SC Holdco beneficially owns 35,042,734 Class A Shares, which represents
approximately 4.8% of the outstanding Class A Shares calculated in accordance with the requirements of Rule 13d-3 under the Act.
SCC Growth, as the parent company of SC Holdco, may be deemed to beneficially own 35,042,734 Class A Shares, which represents approximately 4.8% of the
outstanding Class A Shares calculated in accordance with the requirements of Rule 13d-3 under the Act.
SCC
MGMT, as the general partner of SCC Growth, may be deemed to beneficially own an aggregate of 35,042,734 Class A Shares, which represents approximately 4.8% of the outstanding Class A Shares calculated in accordance with the requirements
of Rule 13d-3 under the Act.
SCC HOLD, as the general partner of SCC MGMT, may be deemed to beneficially own an
aggregate of 35,042,734 Class A Shares, which represents approximately 4.8% of the outstanding Class A Shares calculated in accordance with the requirements of Rule 13d-3 under the Act.
SNP, which is the parent company of SCC HOLD, may be deemed to beneficially own an aggregate of 35,042,734 Class A Shares, which represents approximately
4.8% of the outstanding Class A Shares calculated in accordance with the requirements of Rule 13d-3 under the Act.
Neil Nanpeng Shen, who wholly owns and is the sole director of SNP, may be deemed to beneficially own an aggregate of 35,042,734 Class A Shares, which
represents approximately 4.8% of the outstanding Class A Shares calculated in accordance with the requirements of Rule 13d-3 under the Act.
By virtue of the relationship described herein, the Reporting Persons may be deemed to constitute a group for purposes of Rule 13(d)(3) of the
Act.
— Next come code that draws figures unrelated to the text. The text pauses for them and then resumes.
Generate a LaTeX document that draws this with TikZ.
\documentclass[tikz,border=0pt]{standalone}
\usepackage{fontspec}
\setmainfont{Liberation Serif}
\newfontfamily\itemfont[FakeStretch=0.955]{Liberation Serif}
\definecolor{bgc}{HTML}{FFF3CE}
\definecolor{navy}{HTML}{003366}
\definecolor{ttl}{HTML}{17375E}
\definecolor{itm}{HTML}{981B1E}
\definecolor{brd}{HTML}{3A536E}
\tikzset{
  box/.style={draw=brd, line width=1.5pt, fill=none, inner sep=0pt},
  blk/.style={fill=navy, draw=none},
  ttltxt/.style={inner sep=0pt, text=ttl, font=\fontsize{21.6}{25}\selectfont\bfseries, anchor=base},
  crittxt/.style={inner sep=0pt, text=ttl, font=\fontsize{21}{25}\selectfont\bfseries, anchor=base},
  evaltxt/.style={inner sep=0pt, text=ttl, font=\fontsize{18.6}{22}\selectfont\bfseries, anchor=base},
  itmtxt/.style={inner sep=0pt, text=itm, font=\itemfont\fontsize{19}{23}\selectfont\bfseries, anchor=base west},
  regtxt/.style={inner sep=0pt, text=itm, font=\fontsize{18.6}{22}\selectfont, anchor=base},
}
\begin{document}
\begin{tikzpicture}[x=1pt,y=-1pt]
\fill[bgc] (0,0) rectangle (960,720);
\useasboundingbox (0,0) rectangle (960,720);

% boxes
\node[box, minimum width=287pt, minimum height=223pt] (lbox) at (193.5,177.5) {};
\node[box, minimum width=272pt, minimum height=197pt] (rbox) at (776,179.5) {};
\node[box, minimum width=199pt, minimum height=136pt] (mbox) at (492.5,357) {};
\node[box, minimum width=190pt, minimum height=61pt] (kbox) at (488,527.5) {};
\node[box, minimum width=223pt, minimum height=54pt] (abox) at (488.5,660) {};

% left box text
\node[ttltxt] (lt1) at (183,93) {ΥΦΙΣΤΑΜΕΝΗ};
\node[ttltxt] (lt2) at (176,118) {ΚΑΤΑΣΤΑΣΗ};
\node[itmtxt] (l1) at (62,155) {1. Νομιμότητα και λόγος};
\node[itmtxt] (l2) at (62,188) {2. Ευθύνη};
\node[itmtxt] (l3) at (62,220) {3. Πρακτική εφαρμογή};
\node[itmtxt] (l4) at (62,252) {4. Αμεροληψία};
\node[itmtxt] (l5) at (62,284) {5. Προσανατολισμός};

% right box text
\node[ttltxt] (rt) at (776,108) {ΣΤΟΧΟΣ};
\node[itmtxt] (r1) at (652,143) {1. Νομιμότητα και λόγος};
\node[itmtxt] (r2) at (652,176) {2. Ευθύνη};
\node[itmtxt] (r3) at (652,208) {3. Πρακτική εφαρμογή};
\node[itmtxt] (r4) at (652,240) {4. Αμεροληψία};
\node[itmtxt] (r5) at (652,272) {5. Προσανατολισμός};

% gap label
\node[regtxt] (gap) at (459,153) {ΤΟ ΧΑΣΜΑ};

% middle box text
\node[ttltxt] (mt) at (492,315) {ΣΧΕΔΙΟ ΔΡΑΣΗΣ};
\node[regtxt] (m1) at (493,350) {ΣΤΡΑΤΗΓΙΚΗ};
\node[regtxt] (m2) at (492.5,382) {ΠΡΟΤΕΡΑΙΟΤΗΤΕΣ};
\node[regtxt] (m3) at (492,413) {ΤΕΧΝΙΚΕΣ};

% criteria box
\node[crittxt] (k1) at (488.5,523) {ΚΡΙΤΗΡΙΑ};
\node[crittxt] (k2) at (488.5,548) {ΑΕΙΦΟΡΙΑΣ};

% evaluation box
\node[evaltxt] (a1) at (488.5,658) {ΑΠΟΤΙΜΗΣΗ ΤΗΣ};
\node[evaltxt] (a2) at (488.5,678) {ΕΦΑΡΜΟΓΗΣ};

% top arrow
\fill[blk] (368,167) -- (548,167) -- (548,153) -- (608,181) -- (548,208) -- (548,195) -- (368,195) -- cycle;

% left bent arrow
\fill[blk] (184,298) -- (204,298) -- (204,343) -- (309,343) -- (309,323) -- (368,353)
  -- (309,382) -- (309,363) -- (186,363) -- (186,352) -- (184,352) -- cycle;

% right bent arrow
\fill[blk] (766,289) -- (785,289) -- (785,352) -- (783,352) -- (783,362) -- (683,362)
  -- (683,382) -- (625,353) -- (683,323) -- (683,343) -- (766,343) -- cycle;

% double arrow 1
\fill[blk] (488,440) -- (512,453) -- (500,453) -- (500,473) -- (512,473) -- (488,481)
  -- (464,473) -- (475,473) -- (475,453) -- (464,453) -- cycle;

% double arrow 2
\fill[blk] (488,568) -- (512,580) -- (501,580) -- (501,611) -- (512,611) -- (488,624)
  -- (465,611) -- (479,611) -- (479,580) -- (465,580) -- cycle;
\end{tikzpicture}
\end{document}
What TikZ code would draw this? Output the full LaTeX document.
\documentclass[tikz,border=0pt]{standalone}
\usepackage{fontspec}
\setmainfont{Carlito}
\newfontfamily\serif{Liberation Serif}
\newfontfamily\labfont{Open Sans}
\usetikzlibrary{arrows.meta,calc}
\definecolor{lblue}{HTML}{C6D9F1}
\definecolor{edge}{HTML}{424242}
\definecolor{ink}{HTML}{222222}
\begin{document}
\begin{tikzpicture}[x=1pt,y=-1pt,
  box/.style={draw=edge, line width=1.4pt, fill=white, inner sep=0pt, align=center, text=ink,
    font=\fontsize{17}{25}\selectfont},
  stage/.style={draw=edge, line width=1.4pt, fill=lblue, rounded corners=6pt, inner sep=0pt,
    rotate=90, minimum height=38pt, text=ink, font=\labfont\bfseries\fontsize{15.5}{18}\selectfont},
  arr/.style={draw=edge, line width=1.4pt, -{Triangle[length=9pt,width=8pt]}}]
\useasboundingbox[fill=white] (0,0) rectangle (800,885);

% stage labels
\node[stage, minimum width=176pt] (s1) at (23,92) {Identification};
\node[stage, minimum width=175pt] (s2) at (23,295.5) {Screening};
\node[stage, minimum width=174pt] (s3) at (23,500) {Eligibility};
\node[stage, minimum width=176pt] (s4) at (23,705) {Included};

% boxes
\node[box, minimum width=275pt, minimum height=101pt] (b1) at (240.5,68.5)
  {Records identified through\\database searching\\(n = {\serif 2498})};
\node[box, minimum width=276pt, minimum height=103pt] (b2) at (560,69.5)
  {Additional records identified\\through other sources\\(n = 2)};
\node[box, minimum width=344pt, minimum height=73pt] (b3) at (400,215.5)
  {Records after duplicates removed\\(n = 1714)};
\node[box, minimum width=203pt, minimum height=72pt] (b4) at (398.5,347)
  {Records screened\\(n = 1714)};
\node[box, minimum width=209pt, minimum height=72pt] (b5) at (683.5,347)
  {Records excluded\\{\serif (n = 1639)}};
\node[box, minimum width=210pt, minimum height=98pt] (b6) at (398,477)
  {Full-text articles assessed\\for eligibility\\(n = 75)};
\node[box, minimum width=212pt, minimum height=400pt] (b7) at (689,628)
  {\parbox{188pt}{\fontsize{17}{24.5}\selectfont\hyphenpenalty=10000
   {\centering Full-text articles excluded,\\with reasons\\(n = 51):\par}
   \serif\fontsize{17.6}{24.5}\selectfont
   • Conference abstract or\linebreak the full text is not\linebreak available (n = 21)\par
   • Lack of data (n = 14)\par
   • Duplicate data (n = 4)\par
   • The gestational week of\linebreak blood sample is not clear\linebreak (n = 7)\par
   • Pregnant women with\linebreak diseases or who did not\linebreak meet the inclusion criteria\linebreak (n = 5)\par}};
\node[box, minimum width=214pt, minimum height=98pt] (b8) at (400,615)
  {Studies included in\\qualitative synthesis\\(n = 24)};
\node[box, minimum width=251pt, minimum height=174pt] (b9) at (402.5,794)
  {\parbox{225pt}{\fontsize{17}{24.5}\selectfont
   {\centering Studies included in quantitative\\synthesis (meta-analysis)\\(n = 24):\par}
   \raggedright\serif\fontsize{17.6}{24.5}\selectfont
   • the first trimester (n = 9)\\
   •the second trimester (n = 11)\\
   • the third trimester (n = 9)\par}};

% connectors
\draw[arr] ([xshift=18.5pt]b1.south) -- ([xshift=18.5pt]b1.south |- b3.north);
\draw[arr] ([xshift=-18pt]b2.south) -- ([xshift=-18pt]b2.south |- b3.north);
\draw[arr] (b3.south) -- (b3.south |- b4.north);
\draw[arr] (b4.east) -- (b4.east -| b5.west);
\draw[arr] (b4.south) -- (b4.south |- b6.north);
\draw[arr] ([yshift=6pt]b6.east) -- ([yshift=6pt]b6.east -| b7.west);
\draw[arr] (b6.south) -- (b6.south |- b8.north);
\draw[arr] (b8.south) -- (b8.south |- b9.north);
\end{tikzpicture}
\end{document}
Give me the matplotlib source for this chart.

As a member of a group, each Reporting Person may be deemed to share voting and dispositive power with respect to, and therefore beneficially own, the shares beneficially owned by members of the group as a whole. The filing of this Statement
shall not be construed as an admission that a Reporting Person beneficially owns those shares held by any other member of the group. In addition, each Reporting Person expressly disclaims beneficial ownership of any securities reported herein except
to the extent such Reporting Person actually exercises voting or dispositive power with respect to such securities.
(b) The number of Class A Shares
as to which each of the Reporting Persons has sole or shared power to vote, direct the vote, dispose or direct the disposition are as set forth in rows seven through ten of the cover pages hereof. The information set forth in Item 2 is hereby
incorporated by reference into this Item 5(b).